Prince Philip was bitterly disappointed that his three sisters could not be invited to his wedding in 1947. After the war, however, the British royal family re-established their relationship with their German relatives. Prince Charles often visited his aunts and cousins in Germany and became close to them. There is certainly no bitterness now.
The Jacobite claimant to the British throne is Duke Franz of Bavaria (b. 1933), great-grandson of the last King of Bavaria. Since the Stuart male line died out in 1807, none of the Jacobite "claimants" have had any interest in pursuing their claim.
This website is an exhaustive and fascinating resource on Jacobitism:
http://www.jacobite.ca
I am sympathetic to the Jacobite cause in theory, but loyal to the House of Windsor in practice.

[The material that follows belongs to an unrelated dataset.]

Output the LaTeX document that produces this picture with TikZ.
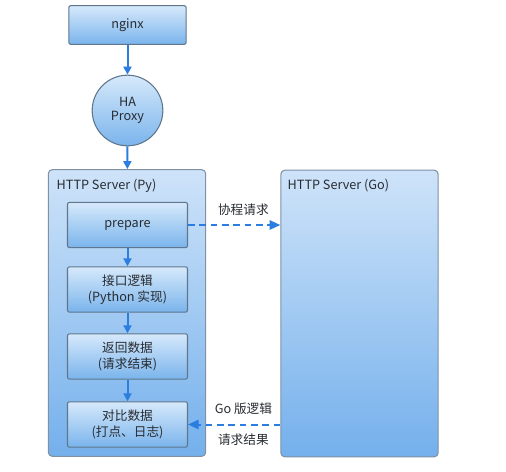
\documentclass[tikz,border=0pt]{standalone}
\usepackage{fontspec}
\setmainfont{Noto Sans CJK SC}
\usetikzlibrary{arrows.meta,positioning,shapes.geometric}
\definecolor{linecol}{RGB}{43,125,224}
\definecolor{edgecol}{RGB}{96,118,140}
\definecolor{boxtop}{RGB}{214,233,251}
\definecolor{boxbot}{RGB}{122,180,236}
\definecolor{srvtop}{RGB}{206,227,249}
\definecolor{srvbot}{RGB}{116,176,236}
\definecolor{txtcol}{RGB}{40,44,50}
\tikzset{
  srv/.style={rectangle,rounded corners=3pt,draw=edgecol!80,line width=0.8pt,top color=srvtop,bottom color=srvbot,minimum width=118pt,minimum height=215pt},
  stepbox/.style={rectangle,rounded corners=1.5pt,draw=edgecol,line width=0.8pt,top color=boxtop,bottom color=boxbot,minimum width=90pt,minimum height=34pt,align=center,font=\fontsize{9.5}{12.5}\selectfont,text=txtcol},
  topbox/.style={stepbox,minimum width=88pt,minimum height=29pt},
  ha/.style={circle,draw=edgecol,line width=0.8pt,top color=boxtop,bottom color=boxbot,minimum size=53pt,inner sep=0pt,align=center,font=\fontsize{9.5}{12.5}\selectfont,text=txtcol},
  title/.style={anchor=west,font=\fontsize{9.5}{11}\selectfont,text=txtcol},
  lbl/.style={font=\fontsize{9.5}{11}\selectfont,text=txtcol},
  flow/.style={-{Triangle[length=6pt,width=6pt]},draw=linecol,line width=1.5pt},
  call/.style={-{Triangle[length=8pt,width=7pt]},draw=linecol,line width=1.5pt,dash pattern=on 5pt off 3.5pt}
}
\begin{document}
\begin{tikzpicture}[x=0.75pt,y=-0.75pt]
\useasboundingbox (0,0) rectangle (506,471);
\node[topbox](nginx) at (127.5,25){nginx};
\node[ha](haproxy) at (127.5,110.5){HA\\[-2pt]Proxy};
\node[srv](pysrv) at (127,313){};
\node[srv](gosrv) at (359.5,313.5){};
\node[title] at (52,186){HTTP Server (Py)};
\node[title] at (283,186){HTTP Server (Go)};
\node[stepbox](prepare) at (127.5,225){prepare};
\node[stepbox](logic) at (127.5,289.5){接口逻辑\\(Python 实现)};
\node[stepbox](ret) at (127.5,356.5){返回数据\\(请求结束)};
\node[stepbox](cmp) at (127.5,424.5){对比数据\\(打点、日志)};
\draw[flow] (nginx) -- (haproxy);
\draw[flow] (haproxy) -- (pysrv);
\foreach \a/\b in {prepare/logic,logic/ret,ret/cmp}{\draw[flow](\a)--(\b);}
\draw[call] (prepare.east) -- (prepare.east -| gosrv.west) node[lbl,pos=0.6,above=3pt]{协程请求};
\draw[call] (cmp.east -| gosrv.west) -- (cmp.east) node[lbl,pos=0.4,above=3pt]{Go 版逻辑} node[lbl,pos=0.4,below=3pt]{请求结果};
\end{tikzpicture}
\end{document}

Following Germany's defeat in the first World War...Prince Christoph [1901-1943]...considered Hitler to be Germany's saving grace. But by...1942, 'Cri' Hesse's views had radically changed. Although he was unable to speak publically, Prince Christoph no longer believed in Adolf Hitler...After the war, Christoph had planned to leave the Nazi party and his job...Prince Christoph of Hesse did serve in the Luftwaffe, but he never took part in bombing raids over London. [my emphasis]
Louis II (Ludwig II) is the king famous for building castles.
Maximilian's younger brother Otto was king of Greece from 1832 to 1862 but was forced to abdicate, after which the Danish line which Prince Philip is descended from took over.
King Otto (1848-1916), who was mentally ill and unmarried, was forced to abdicate in 1913 in favor of his cousin Ludwig III (1845-1921), son of the regent Luitpold (1821-1912).
Ludwig III was the last King of Bavaria (1913-18). His son and heir was Crown Prince Ruprecht (1869-1955), father of Albrecht (1905-1996), father of Franz (b. 1933). See http://pages.prodigy.net/ptheroff/gotha/bavaria.html
The Jacobite claim came through Ludwig III's wife Maria Theresa (1849-1919).
Thanks. Langer's chart did not show Ludwig III as having been king. The direct line from James VII & II died out in 1807 with the death of Cardinal York...I believe the Wittelsbach claim goes back to an earlier Stuart woman who married Philippe, the younger brother of Louis XIV of France.